*What to produce*: A single run of lines is to be printed exactly: starting at the line with "Write the Plotly code for this chart." and ending at the line with "import plotly.graph_objects as go", both included. Leave the pictures out.

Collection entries
★ ★ ★ ★ ★ ★ ★

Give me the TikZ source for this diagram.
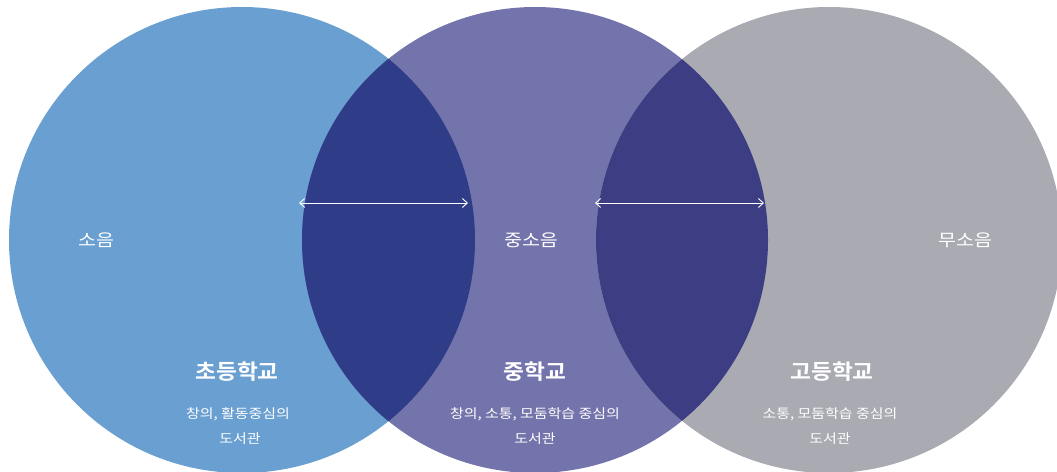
\documentclass[tikz,border=0pt]{standalone}
\usepackage{fontspec}
\setmainfont{Noto Sans CJK KR}
\newfontfamily\krlbl{Noto Sans CJK KR}[FakeStretch=1.15]
\newfontfamily\krttl{Noto Sans CJK KR Bold}[FakeStretch=1.08]
\newfontfamily\krsub{Noto Sans CJK KR}[FakeStretch=1.15]
\usetikzlibrary{arrows.meta}
\definecolor{cleft}{HTML}{6A9FD2}
\definecolor{cmid}{HTML}{7474AC}
\definecolor{cright}{HTML}{A9AAB2}
\definecolor{olap1}{HTML}{2F3D88}
\definecolor{olap2}{HTML}{3C3D82}
\tikzset{
  lbl/.style={text=white, font=\krlbl\fontsize{17}{20}\selectfont, inner sep=0pt},
  ttl/.style={text=white, font=\krttl\fontsize{21}{24}\selectfont, inner sep=0pt},
  sub/.style={text=white, font=\krsub\fontsize{13}{15}\selectfont, inner sep=0pt},
  arr/.style={white, line width=0.9pt, {Straight Barb[length=5pt,width=9pt]}-{Straight Barb[length=5pt,width=9pt]}}
}
\begin{document}
\begin{tikzpicture}[x=1pt,y=-1pt]
\useasboundingbox (0,0) rectangle (1057,471);
\begin{scope}
\clip (0,0) rectangle (1057,471);
\fill[cleft] (242,240) circle (233);
\fill[cmid] (535,240) circle (233);
\fill[cright] (829,240) circle (233);
\begin{scope}
\clip (242,240) circle (233);
\fill[olap1] (535,240) circle (233);
\end{scope}
\begin{scope}
\clip (829,240) circle (233);
\fill[olap2] (535,240) circle (233);
\end{scope}
\end{scope}
\coordinate (a1) at (299,203);
\coordinate (a2) at (468,203);
\coordinate (b1) at (595,203);
\coordinate (b2) at (764,203);
\draw[arr] (a1) -- (a2);
\draw[arr] (b1) -- (b2);
\node[lbl] (n1) at (96,240) {소음};
\node[lbl] (n2) at (531,240) {중소음};
\node[lbl] (n3) at (965,240) {무소음};
\node[ttl] (t1) at (237,372) {초등학교};
\node[ttl] (t2) at (535,372) {중학교};
\node[ttl] (t3) at (832,372) {고등학교};
\node[sub] (s1) at (238,414) {창의, 활동중심의};
\node[sub] (s2) at (535,414) {창의, 소통, 모둠학습 중심의};
\node[sub] (s3) at (830,414) {소통, 모둠학습 중심의};
\node[sub] (d1) at (240,439) {도서관};
\node[sub] (d2) at (535,439) {도서관};
\node[sub] (d3) at (830,439) {도서관};
\end{tikzpicture}
\end{document}
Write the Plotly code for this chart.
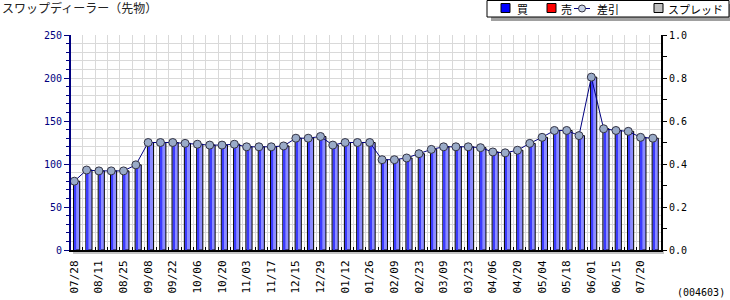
import plotly.graph_objects as go

# ---- data ----
tick_labels = ["07/28", "08/11", "08/25", "09/08", "09/22", "10/06", "10/20", "11/03",
               "11/17", "12/15", "12/29", "01/12", "01/26", "02/09", "02/23", "03/09",
               "03/23", "04/06", "04/20", "05/04", "05/18", "06/01", "06/15", "07/20"]
buy = [80, 93, 92, 92, 92, 99, 125, 125, 125, 124, 123, 122, 122, 123, 120, 120,
       120, 121, 130, 130, 132, 122, 125, 125, 125, 105, 105, 107, 112, 117, 120, 120,
       120, 119, 114, 113, 116, 124, 131, 139, 139, 133, 201, 141, 139, 138, 131, 130]
sell = [0] * len(buy)
net = [b - s for b, s in zip(buy, sell)]
x = list(range(len(buy)))
tick_pos = x[::2]

W, H = 730, 300
L, R, T, B = 71, 69, 35, 50
PW, PH = W - L - R, H - T - B


def px(xp):
    return (xp - L) / PW


def py(yp):
    return (H - B - yp) / PH


fig = go.Figure()

# main bar (light blue with black outline)
fig.add_trace(go.Bar(x=x, y=buy, offset=-0.06, width=0.5,
                     marker=dict(color="#8c8cff", line=dict(color="#000000", width=1)),
                     showlegend=False, hoverinfo="skip"))
# darker left strip of each bar
fig.add_trace(go.Bar(x=x, y=buy, offset=0.03, width=0.12,
                     marker=dict(color="#3a3aff", line=dict(width=0)),
                     showlegend=False, hoverinfo="skip"))
# sell bars (zero)
fig.add_trace(go.Bar(x=x, y=sell, offset=0.44, width=0.3,
                     marker=dict(color="#ff0000", line=dict(width=0)),
                     showlegend=False, hoverinfo="skip"))
# net line
fig.add_trace(go.Scatter(x=x, y=net, mode="lines+markers",
                         line=dict(color="#000080", width=1),
                         marker=dict(size=8, color="#9aabc8", line=dict(color="#333344", width=1)),
                         showlegend=False, hoverinfo="skip"))
# invisible trace on secondary axis to activate it
fig.add_trace(go.Scatter(x=[0], y=[0], yaxis="y2", mode="markers",
                         marker=dict(opacity=0), showlegend=False, hoverinfo="skip"))

mono = "DejaVu Sans Mono"
jp = "Noto Sans CJK JP"

fig.update_layout(
    width=W, height=H, autosize=False,
    margin=dict(l=L, r=R, t=T, b=B, pad=0),
    paper_bgcolor="white", plot_bgcolor="white",
    barmode="overlay",
    xaxis=dict(range=[-0.268, 47.66], tickmode="array", tickvals=tick_pos, ticktext=tick_labels,
               tickangle=-90, ticks="", showgrid=False, zeroline=False, automargin=False,
               showline=True, linecolor="#000000", linewidth=2, ticklabelstandoff=4,
               tickfont=dict(family=mono, size=11, color="#000000"),
               minor=dict(tick0=0.69, dtick=1, showgrid=True, gridcolor="#d9d9d9", gridwidth=1,
                          ticks="inside", ticklen=3, tickcolor="#000000")),
    yaxis=dict(range=[0, 250], dtick=50, tick0=0, showgrid=True, gridcolor="#d9d9d9",
               zeroline=False, showline=True, linecolor="#000080", linewidth=2, automargin=False,
               ticks="outside", ticklen=5, tickcolor="#000080",
               tickfont=dict(family=mono, size=10, color="#000080"),
               minor=dict(dtick=10, showgrid=True, gridcolor="#d9d9d9",
                          ticks="outside", ticklen=3, tickcolor="#000080")),
    yaxis2=dict(range=[0, 1], overlaying="y", side="right", dtick=0.2, tickformat=".1f",
                showgrid=False, zeroline=False, showline=True, linecolor="#000000", linewidth=2,
                automargin=False,
                ticks="outside", ticklen=4, tickcolor="#000000",
                tickfont=dict(family=mono, size=10, color="#000000"),
                minor=dict(dtick=0.1, ticks="outside", ticklen=4, tickcolor="#000000")),
)

shapes = []
annotations = []

# gray shadow under x-axis
shapes.append(dict(type="rect", xref="paper", yref="paper",
                   x0=px(73), x1=px(664), y0=py(251), y1=py(254),
                   fillcolor="#c4c4c4", line=dict(width=0), layer="below"))

# legend box with shadow
shapes.append(dict(type="rect", xref="paper", yref="paper",
                   x0=px(491), x1=px(734), y0=py(4), y1=py(21),
                   fillcolor="#a0a0a0", line=dict(width=0), layer="above"))
shapes.append(dict(type="rect", xref="paper", yref="paper",
                   x0=px(487), x1=px(729), y0=py(0.5), y1=py(17),
                   fillcolor="#ffffff", line=dict(color="#000000", width=1), layer="above"))

legend_sq = [(501, "#0000ff", "買", 522), (547, "#ff0000", "売", 566),
             (654, "#c0c0c0", "スプレッド", 695)]
for x0, col, txt, tx in legend_sq:
    shapes.append(dict(type="rect", xref="paper", yref="paper",
                       x0=px(x0), x1=px(x0 + 9), y0=py(3.5), y1=py(12.5),
                       fillcolor=col, line=dict(color="#000000", width=1), layer="above"))
    annotations.append(dict(xref="paper", yref="paper", x=px(tx), y=py(8.5), text=txt,
                            showarrow=False, xanchor="center", yanchor="middle",
                            font=dict(family=jp, size=11, color="#000000")))
# net legend symbol
shapes.append(dict(type="line", xref="paper", yref="paper",
                   x0=px(574), x1=px(590), y0=py(8.5), y1=py(8.5),
                   line=dict(color="#000080", width=1), layer="above"))
shapes.append(dict(type="circle", xref="paper", yref="paper",
                   x0=px(578.5), x1=px(585.5), y0=py(5), y1=py(12),
                   fillcolor="#c8d2e4", line=dict(color="#333344", width=1), layer="above"))
annotations.append(dict(xref="paper", yref="paper", x=px(607.5), y=py(8.5), text="差引",
                        showarrow=False, xanchor="center", yanchor="middle",
                        font=dict(family=jp, size=11, color="#000000")))

# title
annotations.append(dict(xref="paper", yref="paper", x=px(0), y=py(7.5),
                        text="スワップディーラー（先物）", showarrow=False,
                        xanchor="left", yanchor="middle",
                        font=dict(family=jp, size=12, color="#222222")))
# code label
annotations.append(dict(xref="paper", yref="paper", x=px(727), y=py(292),
                        text="(004603)", showarrow=False,
                        xanchor="right", yanchor="middle",
                        font=dict(family=mono, size=10, color="#000000")))

fig.update_layout(shapes=shapes, annotations=annotations)

fig.write_html("out.html")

★ ★ ★ ★ ★ ★ ★

*Written solution*:
Write the Plotly code for this chart.
import plotly.graph_objects as go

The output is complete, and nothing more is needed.